Eventually, you should be able to say "kennel" and walk away without her moving from that spot. If you haven't already done something similar in basic obedience training, however, you may want to do so. Make her sit in one spot as you go out of view, just around the corner of a building or something. It helps if you have someone watching her from a window or something, so if she moves once you're out of sight, you can quickly come back and correct her. This is important! If she moves and you don't correct her almost immediately, she won't get the concept.

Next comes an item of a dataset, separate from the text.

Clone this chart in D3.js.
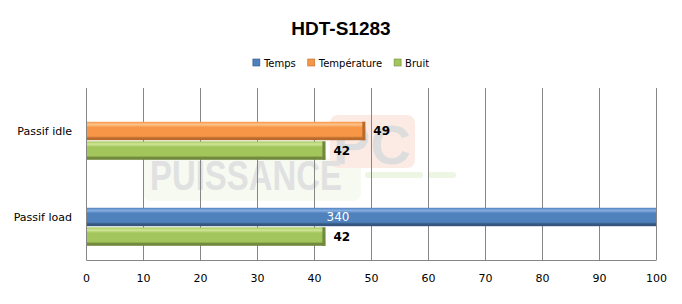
<!DOCTYPE html>
<html>
<head>
<meta charset="utf-8">
<script src="https://cdn.jsdelivr.net/npm/d3@7"></script>
<style>
  body { margin: 0; background: #fff; }
  svg { display: block; font-family: Tahoma, "DejaVu Sans", Verdana, sans-serif; }
</style>
</head>
<body>
<div id="chart"></div>
<script>
const title = 'HDT-S1283';
const categories = ['Passif idle', 'Passif load'];
const seriesNames = ['Temps', 'Température', 'Bruit'];
// null = pas de barre pour cette catégorie
const temps = [null, 340];
const temperature = [49, null];
const bruit = [42, 42];
const xTicks = [0, 10, 20, 30, 40, 50, 60, 70, 80, 90, 100];

const width = 682;
const height = 304;
const marginTop = 88;
const marginRight = 26;
const marginBottom = 44;
const marginLeft = 86;

const colors = {
  'Temps': { base: '#4f81bd', light: '#86aee0', dark: '#35577f' },
  'Température': { base: '#f79646', light: '#fdc38a', dark: '#b86b2c' },
  'Bruit': { base: '#a3c65c', light: '#d0e698', dark: '#71893c' }
};

const values = [temps, temperature, bruit];
const rows = categories.flatMap((cat, i) => {
  const present = seriesNames
    .map((s, k) => ({ cat, serie: s, value: values[k][i] }))
    .filter(d => d.value !== null);
  // Excel laisse le premier emplacement vide
  return present.map((d, j) => ({ ...d, slot: j + 1 }));
});

const x = d3.scaleLinear()
  .domain([0, 100])
  .range([marginLeft, width - marginRight]);

const y = d3.scaleBand()
  .domain(categories)
  .range([marginTop, height - marginBottom])
  .paddingInner(0.33)
  .paddingOuter(0.165);

const ySlot = d3.scaleBand()
  .domain([0, 1, 2])
  .range([0, y.bandwidth()])
  .paddingInner(0.06);

const svg = d3.select('#chart')
  .append('svg')
  .attr('width', width)
  .attr('height', height)
  .attr('viewBox', [0, 0, width, height]);

const defs = svg.append('defs');
Object.entries(colors).forEach(([name, c], i) => {
  const g = defs.append('linearGradient')
    .attr('id', 'grad' + i)
    .attr('x1', 0).attr('y1', 0).attr('x2', 0).attr('y2', 1);
  g.append('stop').attr('offset', '0%').attr('stop-color', c.base);
  g.append('stop').attr('offset', '15%').attr('stop-color', c.light);
  g.append('stop').attr('offset', '30%').attr('stop-color', c.base);
  g.append('stop').attr('offset', '78%').attr('stop-color', c.base);
  g.append('stop').attr('offset', '88%').attr('stop-color', c.dark);
  g.append('stop').attr('offset', '100%').attr('stop-color', c.dark);
});
const gradId = s => 'url(#grad' + seriesNames.indexOf(s) + ')';

// Titre
svg.append('text')
  .attr('x', width / 2)
  .attr('y', 35)
  .attr('text-anchor', 'middle')
  .style('font-family', '"Liberation Sans", Arial, sans-serif')
  .style('font-weight', 'bold')
  .style('font-size', '19px')
  .text(title);

// Légende (positions calculées d'après la largeur des textes)
const legend = svg.append('g');
let lx = 0;
seriesNames.forEach((s, i) => {
  const g = legend.append('g').attr('transform', `translate(${lx},0)`);
  g.append('rect')
    .attr('y', -7)
    .attr('width', 7).attr('height', 7)
    .attr('fill', colors[s].base)
    .attr('stroke', colors[s].dark).attr('stroke-width', 0.6);
  const t = g.append('text')
    .attr('x', 11).attr('y', 0.5)
    .style('font-size', '10px')
    .text(s);
  lx += 11 + t.node().getComputedTextLength() + 12;
});
lx -= 12;
legend.attr('transform', `translate(${(width - lx) / 2 + 0},66)`);

// Filigrane
const wm = svg.append('g').attr('opacity', 0.5);
wm.append('rect')
  .attr('x', 143).attr('y', 158).attr('width', 218).attr('height', 43).attr('rx', 8)
  .attr('fill', '#eef6e4');
wm.append('rect')
  .attr('x', 365).attr('y', 172).attr('width', 58).attr('height', 6).attr('rx', 3)
  .attr('fill', '#dcedc8');
wm.append('rect')
  .attr('x', 428).attr('y', 172).attr('width', 28).attr('height', 6).attr('rx', 3)
  .attr('fill', '#dcedc8');
wm.append('rect')
  .attr('x', 330).attr('y', 115).attr('width', 85).attr('height', 53).attr('rx', 8)
  .attr('fill', '#fbd9cc');
wm.append('text')
  .attr('x', 372).attr('y', 164)
  .attr('text-anchor', 'middle')
  .style('font-family', '"Liberation Sans Narrow", "Liberation Sans", Arial, sans-serif')
  .style('font-weight', 'bold')
  .style('font-size', '56px')
  .attr('fill', '#bdbdbd')
  .text('PC');
wm.append('text')
  .attr('x', 150).attr('y', 190)
  .attr('textLength', 192)
  .attr('lengthAdjust', 'spacingAndGlyphs')
  .style('font-family', '"Liberation Sans", Arial, sans-serif')
  .style('font-weight', 'bold')
  .style('font-size', '42px')
  .attr('fill', '#c4c4c4')
  .text('PUISSANCE');

// Grille verticale
svg.append('g')
  .attr('transform', `translate(0,${height - marginBottom})`)
  .call(d3.axisBottom(x)
    .tickValues(xTicks)
    .tickSize(-(height - marginTop - marginBottom))
    .tickFormat(''))
  .call(g => g.select('.domain').remove())
  .selectAll('line')
  .attr('stroke', '#868686');

// Barres
const barG = svg.append('g');
rows.forEach(d => {
  const top = y(d.cat) + ySlot(d.slot);
  const h = ySlot.bandwidth();
  const end = x(Math.min(d.value, 100));
  barG.append('rect')
    .attr('x', x(0)).attr('y', top)
    .attr('width', end - x(0)).attr('height', h)
    .attr('fill', gradId(d.serie));
  if (d.value <= 100) {
    // bout sombre de la barre
    barG.append('rect')
      .attr('x', end - 3).attr('y', top)
      .attr('width', 3).attr('height', h)
      .attr('fill', colors[d.serie].dark);
    barG.append('text')
      .attr('x', end + 8).attr('y', top + h / 2 + 4)
      .style('font-size', '12px')
      .style('font-weight', 'bold')
      .text(d.value);
  } else {
    barG.append('text')
      .attr('x', (x(0) + end) / 2 - 33).attr('y', top + h / 2 + 4)
      .attr('text-anchor', 'middle')
      .style('font-size', '12px')
      .attr('fill', '#fff')
      .text(d.value);
  }
});

// Axes
svg.append('g')
  .attr('transform', `translate(0,${height - marginBottom})`)
  .call(d3.axisBottom(x).tickValues(xTicks).tickSize(0).tickPadding(14))
  .call(g => g.select('.domain').attr('stroke', '#868686'))
  .selectAll('text')
  .style('font-size', '11px')
  .style('font-family', 'Tahoma, "DejaVu Sans", Verdana, sans-serif');

svg.append('g')
  .attr('transform', `translate(${marginLeft},0)`)
  .call(d3.axisLeft(y).tickSize(0).tickPadding(14))
  .call(g => g.select('.domain').attr('stroke', '#868686'))
  .selectAll('text')
  .style('font-size', '11px')
  .style('font-family', 'Tahoma, "DejaVu Sans", Verdana, sans-serif');
</script>
</body>
</html>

When all is said and done, you should have a dog that will stay in one spot for long periods of time without moving or until you give her the signal to do so. During this process, never release the dog until you come back to her. This instills trust in the dog that you won't just leave her. If you go, she knows you will always return. Eventually, you can call her off a sit, but that's much further down the road.


----------



## gundogguru (Oct 7, 2003)

Duckslayer100 said:


> Has she been crate trained? If not, you may have to go at it as if you were crate training her.
> 
> Start off by putting treats in the kennel (cooked chunks of chicken or hotdogs will work well). Point to the blind and say "kennel." Likely she will go in, eat the treats, and come back out right away. Keep doing this until you can get her to go in without using treats.
> 
> ...


Very good advice good luck.


----------



## dakotashooter2 (Oct 31, 2003)

I staked my blind in a shady spot in the yard and left it set up. After a few days when I came home for lunch she would be laying in it. Now she goes in and I have her "stay" until i toss the retrieving dummy and release her. I havn't transitioned to the field yet but am optomistic as right now she is pretty good about just lying next to my blind.


----------